**Records for the exercise:**

=-=-=

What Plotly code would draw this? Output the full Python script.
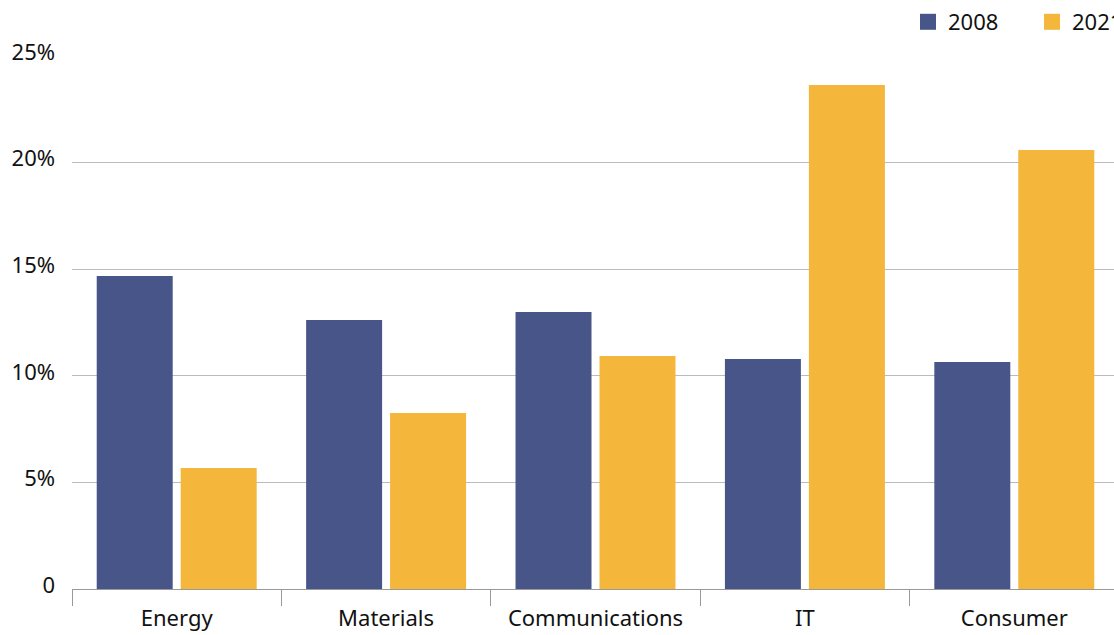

=-=-=

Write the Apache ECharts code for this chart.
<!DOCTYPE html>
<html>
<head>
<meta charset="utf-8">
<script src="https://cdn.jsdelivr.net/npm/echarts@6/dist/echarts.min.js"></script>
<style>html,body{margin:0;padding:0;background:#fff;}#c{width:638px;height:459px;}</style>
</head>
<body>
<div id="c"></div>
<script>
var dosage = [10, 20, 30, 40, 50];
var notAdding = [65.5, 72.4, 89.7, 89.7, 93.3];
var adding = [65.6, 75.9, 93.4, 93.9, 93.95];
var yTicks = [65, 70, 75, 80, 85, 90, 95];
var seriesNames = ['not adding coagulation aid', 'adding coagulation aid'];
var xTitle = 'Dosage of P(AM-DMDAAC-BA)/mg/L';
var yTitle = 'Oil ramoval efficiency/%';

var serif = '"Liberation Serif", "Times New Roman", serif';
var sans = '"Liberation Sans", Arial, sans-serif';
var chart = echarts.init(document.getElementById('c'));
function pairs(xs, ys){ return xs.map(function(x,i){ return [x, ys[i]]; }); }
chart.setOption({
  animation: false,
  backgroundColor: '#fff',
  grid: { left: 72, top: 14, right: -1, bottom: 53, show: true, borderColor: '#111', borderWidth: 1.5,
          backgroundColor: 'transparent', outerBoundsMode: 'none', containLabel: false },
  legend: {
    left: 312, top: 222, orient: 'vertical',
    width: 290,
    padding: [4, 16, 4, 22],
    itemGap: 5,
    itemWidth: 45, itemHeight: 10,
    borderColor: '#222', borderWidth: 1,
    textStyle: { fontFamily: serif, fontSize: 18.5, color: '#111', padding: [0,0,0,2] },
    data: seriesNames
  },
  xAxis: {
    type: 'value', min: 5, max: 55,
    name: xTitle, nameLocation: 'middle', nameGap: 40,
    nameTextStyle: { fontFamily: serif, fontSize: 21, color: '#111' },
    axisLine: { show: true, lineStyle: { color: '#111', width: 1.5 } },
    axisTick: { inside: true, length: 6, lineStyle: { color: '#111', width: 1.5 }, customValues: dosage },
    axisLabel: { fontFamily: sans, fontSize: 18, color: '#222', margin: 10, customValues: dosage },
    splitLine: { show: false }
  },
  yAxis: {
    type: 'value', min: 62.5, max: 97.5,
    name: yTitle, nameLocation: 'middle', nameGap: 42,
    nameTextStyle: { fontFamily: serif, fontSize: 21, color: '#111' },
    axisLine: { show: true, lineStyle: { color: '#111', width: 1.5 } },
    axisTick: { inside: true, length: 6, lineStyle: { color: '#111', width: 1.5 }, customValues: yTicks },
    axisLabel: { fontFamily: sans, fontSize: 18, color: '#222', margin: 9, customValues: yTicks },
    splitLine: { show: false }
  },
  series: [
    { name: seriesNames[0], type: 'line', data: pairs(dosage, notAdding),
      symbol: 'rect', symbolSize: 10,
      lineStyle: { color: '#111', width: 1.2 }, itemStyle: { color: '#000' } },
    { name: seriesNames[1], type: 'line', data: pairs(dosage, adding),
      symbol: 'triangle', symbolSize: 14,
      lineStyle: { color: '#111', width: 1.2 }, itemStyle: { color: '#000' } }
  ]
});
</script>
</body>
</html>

=-=-=

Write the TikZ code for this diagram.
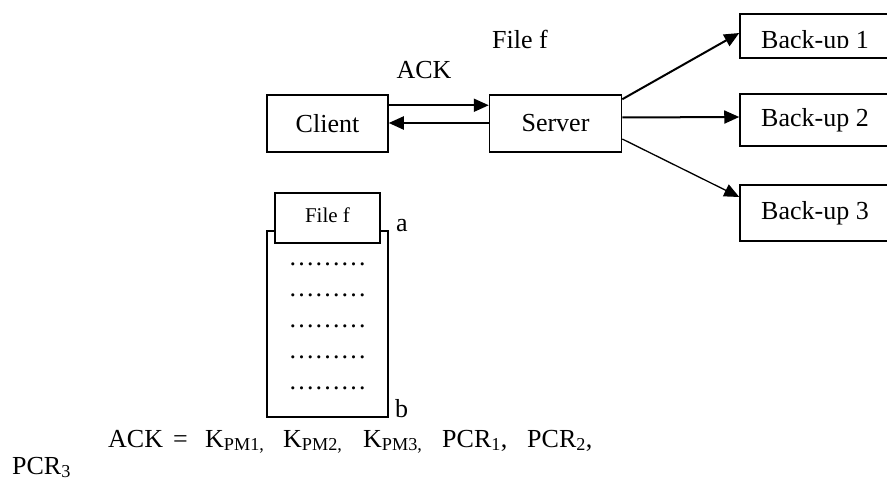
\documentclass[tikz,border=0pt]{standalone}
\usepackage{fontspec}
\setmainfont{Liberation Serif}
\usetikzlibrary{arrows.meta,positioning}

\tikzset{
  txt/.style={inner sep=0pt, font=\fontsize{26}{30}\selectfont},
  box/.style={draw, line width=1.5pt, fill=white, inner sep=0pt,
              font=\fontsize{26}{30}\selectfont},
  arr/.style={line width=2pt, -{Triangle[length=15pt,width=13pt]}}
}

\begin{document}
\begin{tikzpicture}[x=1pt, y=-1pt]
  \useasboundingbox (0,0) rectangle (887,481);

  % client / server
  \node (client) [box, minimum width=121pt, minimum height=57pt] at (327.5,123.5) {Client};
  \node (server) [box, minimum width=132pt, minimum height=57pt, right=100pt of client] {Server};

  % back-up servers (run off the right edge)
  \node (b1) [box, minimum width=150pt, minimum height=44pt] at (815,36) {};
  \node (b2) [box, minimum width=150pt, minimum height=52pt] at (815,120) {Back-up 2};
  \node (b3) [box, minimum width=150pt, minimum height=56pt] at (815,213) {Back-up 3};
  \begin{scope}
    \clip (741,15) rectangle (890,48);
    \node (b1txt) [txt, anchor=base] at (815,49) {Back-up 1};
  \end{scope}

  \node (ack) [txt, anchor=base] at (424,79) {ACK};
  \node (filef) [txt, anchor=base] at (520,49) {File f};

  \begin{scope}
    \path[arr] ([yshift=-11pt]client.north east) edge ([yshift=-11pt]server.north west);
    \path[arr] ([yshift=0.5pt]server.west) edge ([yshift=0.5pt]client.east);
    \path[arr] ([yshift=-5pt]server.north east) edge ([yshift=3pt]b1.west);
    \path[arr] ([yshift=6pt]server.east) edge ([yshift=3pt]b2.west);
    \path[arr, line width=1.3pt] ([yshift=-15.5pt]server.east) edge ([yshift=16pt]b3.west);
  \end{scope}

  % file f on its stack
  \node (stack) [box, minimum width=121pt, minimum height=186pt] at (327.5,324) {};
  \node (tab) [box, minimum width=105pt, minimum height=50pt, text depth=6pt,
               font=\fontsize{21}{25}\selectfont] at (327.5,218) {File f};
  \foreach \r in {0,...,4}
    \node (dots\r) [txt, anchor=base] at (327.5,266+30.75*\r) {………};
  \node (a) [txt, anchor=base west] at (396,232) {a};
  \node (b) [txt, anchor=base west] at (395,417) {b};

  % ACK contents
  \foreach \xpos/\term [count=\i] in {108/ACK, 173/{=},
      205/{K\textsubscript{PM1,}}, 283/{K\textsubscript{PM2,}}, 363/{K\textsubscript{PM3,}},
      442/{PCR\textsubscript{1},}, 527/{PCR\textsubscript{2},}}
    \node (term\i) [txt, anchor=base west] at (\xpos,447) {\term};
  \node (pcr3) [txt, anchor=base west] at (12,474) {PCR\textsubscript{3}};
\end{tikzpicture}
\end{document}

=-=-=

Print, from the entries above, the line with "Write the Apache ECharts code for this chart.", the line with "var yTitle = 'Oil ramoval efficiency/%';" and all lines between them, exactly and with nothing else.

Write the Apache ECharts code for this chart.
<!DOCTYPE html>
<html>
<head>
<meta charset="utf-8">
<script src="https://cdn.jsdelivr.net/npm/echarts@6/dist/echarts.min.js"></script>
<style>html,body{margin:0;padding:0;background:#fff;}#c{width:638px;height:459px;}</style>
</head>
<body>
<div id="c"></div>
<script>
var dosage = [10, 20, 30, 40, 50];
var notAdding = [65.5, 72.4, 89.7, 89.7, 93.3];
var adding = [65.6, 75.9, 93.4, 93.9, 93.95];
var yTicks = [65, 70, 75, 80, 85, 90, 95];
var seriesNames = ['not adding coagulation aid', 'adding coagulation aid'];
var xTitle = 'Dosage of P(AM-DMDAAC-BA)/mg/L';
var yTitle = 'Oil ramoval efficiency/%';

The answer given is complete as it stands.